Mirra’s empiricism was not philosophically shallow; unflashy did not mean inelegant, and surely not unstylish. Her sociological work was based on the elegance of understatement, of clarity, of the rejection of narcissism: Her interest remained in the object of her curiosity. 

It is no cliche to say that Mirra was ahead of her time; I close with a few selections from fifty years ago that evoke her spirit and her substance. 

“If men believed for a moment that the rearing of children is as difficult and important as building bridges, they would demand more of a hand in it.” 

“I now state even more explicitly that equality for women in the public spheres will not be realized as long as we maintain traditional role segregation within the family, with no alternative options.” 

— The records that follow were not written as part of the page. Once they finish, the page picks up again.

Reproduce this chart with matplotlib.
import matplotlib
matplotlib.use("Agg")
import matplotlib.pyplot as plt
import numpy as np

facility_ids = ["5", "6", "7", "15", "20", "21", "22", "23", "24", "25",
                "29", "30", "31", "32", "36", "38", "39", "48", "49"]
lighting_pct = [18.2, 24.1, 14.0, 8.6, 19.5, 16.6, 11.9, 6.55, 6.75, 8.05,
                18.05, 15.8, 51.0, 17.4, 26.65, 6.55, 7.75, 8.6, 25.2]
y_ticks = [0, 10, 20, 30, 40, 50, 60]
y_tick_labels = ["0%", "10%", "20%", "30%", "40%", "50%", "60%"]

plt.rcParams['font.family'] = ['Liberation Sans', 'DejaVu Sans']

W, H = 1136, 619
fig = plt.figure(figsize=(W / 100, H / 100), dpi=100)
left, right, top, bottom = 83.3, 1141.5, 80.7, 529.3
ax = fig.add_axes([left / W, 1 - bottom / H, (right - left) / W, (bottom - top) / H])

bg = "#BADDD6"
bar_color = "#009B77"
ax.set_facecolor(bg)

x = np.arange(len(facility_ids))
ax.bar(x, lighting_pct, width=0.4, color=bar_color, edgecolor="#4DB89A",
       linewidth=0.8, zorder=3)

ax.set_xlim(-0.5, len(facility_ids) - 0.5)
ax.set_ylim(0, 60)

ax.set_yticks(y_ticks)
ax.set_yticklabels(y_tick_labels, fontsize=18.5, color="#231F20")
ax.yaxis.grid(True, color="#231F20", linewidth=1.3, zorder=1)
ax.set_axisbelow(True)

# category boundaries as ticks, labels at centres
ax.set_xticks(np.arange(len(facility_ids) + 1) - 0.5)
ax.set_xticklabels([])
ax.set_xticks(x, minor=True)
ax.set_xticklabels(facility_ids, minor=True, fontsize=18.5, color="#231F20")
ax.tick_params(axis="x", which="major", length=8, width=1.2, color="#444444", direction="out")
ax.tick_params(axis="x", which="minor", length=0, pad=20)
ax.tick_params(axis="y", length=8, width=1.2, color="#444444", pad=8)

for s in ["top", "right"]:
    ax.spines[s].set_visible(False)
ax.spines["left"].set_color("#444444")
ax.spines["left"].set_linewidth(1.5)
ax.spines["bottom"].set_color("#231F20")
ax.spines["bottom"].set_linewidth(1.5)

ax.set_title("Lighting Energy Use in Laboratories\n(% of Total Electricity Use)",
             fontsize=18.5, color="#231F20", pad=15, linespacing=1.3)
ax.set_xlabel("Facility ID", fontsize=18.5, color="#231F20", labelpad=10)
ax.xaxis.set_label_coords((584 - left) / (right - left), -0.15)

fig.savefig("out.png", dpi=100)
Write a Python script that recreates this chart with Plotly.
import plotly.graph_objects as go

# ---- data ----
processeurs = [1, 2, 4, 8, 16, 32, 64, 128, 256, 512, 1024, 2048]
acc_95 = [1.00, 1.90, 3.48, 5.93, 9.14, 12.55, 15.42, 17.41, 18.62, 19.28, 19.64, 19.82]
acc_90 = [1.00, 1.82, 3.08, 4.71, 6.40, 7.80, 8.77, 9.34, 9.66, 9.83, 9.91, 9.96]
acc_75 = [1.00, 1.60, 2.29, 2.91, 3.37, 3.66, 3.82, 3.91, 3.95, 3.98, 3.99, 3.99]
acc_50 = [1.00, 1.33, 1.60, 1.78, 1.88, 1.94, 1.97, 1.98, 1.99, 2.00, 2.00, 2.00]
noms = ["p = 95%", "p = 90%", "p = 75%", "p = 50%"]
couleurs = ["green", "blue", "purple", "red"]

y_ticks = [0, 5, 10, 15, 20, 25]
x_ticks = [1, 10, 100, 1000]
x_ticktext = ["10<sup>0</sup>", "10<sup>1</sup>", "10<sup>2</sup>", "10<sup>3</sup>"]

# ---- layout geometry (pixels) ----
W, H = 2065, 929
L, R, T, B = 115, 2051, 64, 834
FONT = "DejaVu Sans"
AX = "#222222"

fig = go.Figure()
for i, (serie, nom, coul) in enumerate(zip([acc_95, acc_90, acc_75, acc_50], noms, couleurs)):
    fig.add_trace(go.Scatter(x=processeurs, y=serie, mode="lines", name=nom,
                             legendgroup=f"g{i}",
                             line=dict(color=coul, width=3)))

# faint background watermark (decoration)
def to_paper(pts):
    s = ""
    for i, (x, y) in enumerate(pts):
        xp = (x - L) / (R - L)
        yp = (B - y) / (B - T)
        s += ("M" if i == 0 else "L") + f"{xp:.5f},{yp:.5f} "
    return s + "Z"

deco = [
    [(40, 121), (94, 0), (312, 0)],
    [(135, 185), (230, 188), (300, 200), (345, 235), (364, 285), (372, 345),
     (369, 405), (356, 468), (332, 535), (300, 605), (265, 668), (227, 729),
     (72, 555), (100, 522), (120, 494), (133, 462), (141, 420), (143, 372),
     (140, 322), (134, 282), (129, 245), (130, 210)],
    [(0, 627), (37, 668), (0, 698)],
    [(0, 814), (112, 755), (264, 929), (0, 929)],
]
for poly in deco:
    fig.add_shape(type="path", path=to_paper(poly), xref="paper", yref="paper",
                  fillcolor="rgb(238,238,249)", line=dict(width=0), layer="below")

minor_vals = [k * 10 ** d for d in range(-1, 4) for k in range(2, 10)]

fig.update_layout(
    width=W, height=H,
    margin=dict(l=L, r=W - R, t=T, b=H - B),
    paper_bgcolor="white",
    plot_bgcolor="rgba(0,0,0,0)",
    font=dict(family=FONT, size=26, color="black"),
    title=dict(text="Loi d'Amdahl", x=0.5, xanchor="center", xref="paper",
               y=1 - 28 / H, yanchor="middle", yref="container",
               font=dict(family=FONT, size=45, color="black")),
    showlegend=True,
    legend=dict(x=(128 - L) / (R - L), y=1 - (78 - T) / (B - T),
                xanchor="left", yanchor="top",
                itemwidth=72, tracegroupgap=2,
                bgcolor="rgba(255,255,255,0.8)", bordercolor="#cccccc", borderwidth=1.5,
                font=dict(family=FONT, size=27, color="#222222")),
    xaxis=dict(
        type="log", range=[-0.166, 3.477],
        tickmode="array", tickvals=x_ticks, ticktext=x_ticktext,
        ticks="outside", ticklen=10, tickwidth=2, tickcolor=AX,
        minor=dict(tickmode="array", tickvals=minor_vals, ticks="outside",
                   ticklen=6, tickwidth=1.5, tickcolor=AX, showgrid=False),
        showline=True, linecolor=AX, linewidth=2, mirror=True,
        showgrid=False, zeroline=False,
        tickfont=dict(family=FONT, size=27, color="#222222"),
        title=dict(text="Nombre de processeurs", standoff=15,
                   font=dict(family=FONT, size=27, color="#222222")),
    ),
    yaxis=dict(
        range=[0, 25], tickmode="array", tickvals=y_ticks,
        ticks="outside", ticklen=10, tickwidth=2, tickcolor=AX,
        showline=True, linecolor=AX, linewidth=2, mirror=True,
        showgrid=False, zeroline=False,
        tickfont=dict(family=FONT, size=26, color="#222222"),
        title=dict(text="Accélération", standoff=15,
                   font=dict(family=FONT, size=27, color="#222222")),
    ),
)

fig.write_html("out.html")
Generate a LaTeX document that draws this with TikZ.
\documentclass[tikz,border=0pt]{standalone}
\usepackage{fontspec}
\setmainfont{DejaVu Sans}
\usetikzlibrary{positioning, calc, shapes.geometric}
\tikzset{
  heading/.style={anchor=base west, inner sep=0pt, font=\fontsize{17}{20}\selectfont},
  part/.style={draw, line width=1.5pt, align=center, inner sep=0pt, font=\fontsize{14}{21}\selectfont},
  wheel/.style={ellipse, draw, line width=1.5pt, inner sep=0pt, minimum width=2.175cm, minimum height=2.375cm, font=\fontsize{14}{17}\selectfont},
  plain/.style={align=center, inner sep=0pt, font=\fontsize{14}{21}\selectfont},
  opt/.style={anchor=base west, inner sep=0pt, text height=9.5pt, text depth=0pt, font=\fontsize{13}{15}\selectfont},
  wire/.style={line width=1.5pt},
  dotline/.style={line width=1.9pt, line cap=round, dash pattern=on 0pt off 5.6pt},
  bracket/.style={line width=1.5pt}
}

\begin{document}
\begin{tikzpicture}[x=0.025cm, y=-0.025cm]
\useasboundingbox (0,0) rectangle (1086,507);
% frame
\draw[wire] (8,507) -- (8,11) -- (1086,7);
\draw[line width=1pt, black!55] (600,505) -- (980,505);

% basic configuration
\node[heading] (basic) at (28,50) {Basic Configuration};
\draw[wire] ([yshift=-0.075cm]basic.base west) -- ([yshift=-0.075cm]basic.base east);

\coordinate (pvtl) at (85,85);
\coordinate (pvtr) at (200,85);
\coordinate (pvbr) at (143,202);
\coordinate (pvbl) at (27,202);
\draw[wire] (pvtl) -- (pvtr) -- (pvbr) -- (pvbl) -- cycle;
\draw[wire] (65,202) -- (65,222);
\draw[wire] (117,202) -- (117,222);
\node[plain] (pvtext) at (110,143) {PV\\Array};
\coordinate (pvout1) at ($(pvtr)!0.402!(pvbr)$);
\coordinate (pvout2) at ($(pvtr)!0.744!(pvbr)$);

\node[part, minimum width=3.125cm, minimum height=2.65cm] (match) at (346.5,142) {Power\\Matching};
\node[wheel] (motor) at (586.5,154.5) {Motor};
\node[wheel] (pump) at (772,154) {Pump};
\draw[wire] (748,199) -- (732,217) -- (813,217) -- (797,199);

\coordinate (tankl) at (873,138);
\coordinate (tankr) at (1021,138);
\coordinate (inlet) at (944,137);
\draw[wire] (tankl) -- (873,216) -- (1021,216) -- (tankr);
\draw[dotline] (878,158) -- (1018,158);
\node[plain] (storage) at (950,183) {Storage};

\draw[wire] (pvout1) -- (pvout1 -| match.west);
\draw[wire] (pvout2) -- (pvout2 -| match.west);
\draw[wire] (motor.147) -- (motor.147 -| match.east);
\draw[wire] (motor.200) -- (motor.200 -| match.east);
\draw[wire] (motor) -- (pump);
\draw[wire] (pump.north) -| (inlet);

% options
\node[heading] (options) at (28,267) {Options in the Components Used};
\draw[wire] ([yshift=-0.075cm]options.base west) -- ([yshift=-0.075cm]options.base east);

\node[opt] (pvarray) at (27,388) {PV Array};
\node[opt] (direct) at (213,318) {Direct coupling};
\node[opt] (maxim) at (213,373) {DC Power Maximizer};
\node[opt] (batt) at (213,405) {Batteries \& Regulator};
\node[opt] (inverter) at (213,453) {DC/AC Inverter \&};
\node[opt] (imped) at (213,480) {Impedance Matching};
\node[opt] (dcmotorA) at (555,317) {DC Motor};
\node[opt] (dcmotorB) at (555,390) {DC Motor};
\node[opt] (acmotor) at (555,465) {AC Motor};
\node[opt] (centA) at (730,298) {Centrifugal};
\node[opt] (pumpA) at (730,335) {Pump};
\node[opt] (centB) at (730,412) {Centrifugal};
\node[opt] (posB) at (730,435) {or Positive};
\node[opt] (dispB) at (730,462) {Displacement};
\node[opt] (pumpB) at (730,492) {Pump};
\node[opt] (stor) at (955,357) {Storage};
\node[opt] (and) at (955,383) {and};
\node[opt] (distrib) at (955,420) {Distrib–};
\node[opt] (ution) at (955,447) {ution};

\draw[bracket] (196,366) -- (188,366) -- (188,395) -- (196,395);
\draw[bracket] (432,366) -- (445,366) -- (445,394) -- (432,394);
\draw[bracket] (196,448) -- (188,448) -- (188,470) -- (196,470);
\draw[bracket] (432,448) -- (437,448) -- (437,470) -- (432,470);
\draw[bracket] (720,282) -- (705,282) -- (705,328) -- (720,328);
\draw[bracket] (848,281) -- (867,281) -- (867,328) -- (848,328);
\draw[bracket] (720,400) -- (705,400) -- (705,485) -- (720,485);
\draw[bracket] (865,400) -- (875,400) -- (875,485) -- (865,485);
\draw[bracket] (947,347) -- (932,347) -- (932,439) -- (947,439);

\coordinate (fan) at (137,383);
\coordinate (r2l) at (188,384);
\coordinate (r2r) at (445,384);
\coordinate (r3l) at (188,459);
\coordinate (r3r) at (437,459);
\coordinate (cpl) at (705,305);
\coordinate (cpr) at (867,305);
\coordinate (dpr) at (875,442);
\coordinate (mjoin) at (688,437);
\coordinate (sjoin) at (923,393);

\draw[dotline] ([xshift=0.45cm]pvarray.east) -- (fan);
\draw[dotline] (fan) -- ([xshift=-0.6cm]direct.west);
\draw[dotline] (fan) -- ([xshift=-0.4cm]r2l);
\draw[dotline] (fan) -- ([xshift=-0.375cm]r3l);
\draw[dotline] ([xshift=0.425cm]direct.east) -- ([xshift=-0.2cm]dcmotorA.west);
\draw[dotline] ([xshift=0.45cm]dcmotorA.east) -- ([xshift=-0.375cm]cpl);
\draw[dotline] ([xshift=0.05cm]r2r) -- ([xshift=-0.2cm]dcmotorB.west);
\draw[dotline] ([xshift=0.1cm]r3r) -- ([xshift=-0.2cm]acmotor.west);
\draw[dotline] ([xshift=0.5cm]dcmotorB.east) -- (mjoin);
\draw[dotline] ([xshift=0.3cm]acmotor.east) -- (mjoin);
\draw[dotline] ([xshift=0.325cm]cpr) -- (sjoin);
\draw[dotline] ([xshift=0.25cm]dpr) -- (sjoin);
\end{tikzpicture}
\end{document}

“Women in the Modern World did not re-ignite the women’s movement the way, a decade later, Friedan’s Feminine Mystique deservedly did. The time was not ripe but much more importantly, my book was written intones of sweet reasonableness; it was friendly to men. It did not, as a revolutionary tract must, summon the reader’s rage. In fact, its rueful satire of our society was so subtle, at least for Friedan, that she used a paragraph of mine as illustration of the prevailing counsel of adjustment to the status quo.”

“I support the values of family, but not only in rhetoric and not for women only. We could not convince women that child-rearing was a most valued social task unless men believed it too; unless our whole society became oriented toward values that cherish strength and compassion, nurturance and creativity.”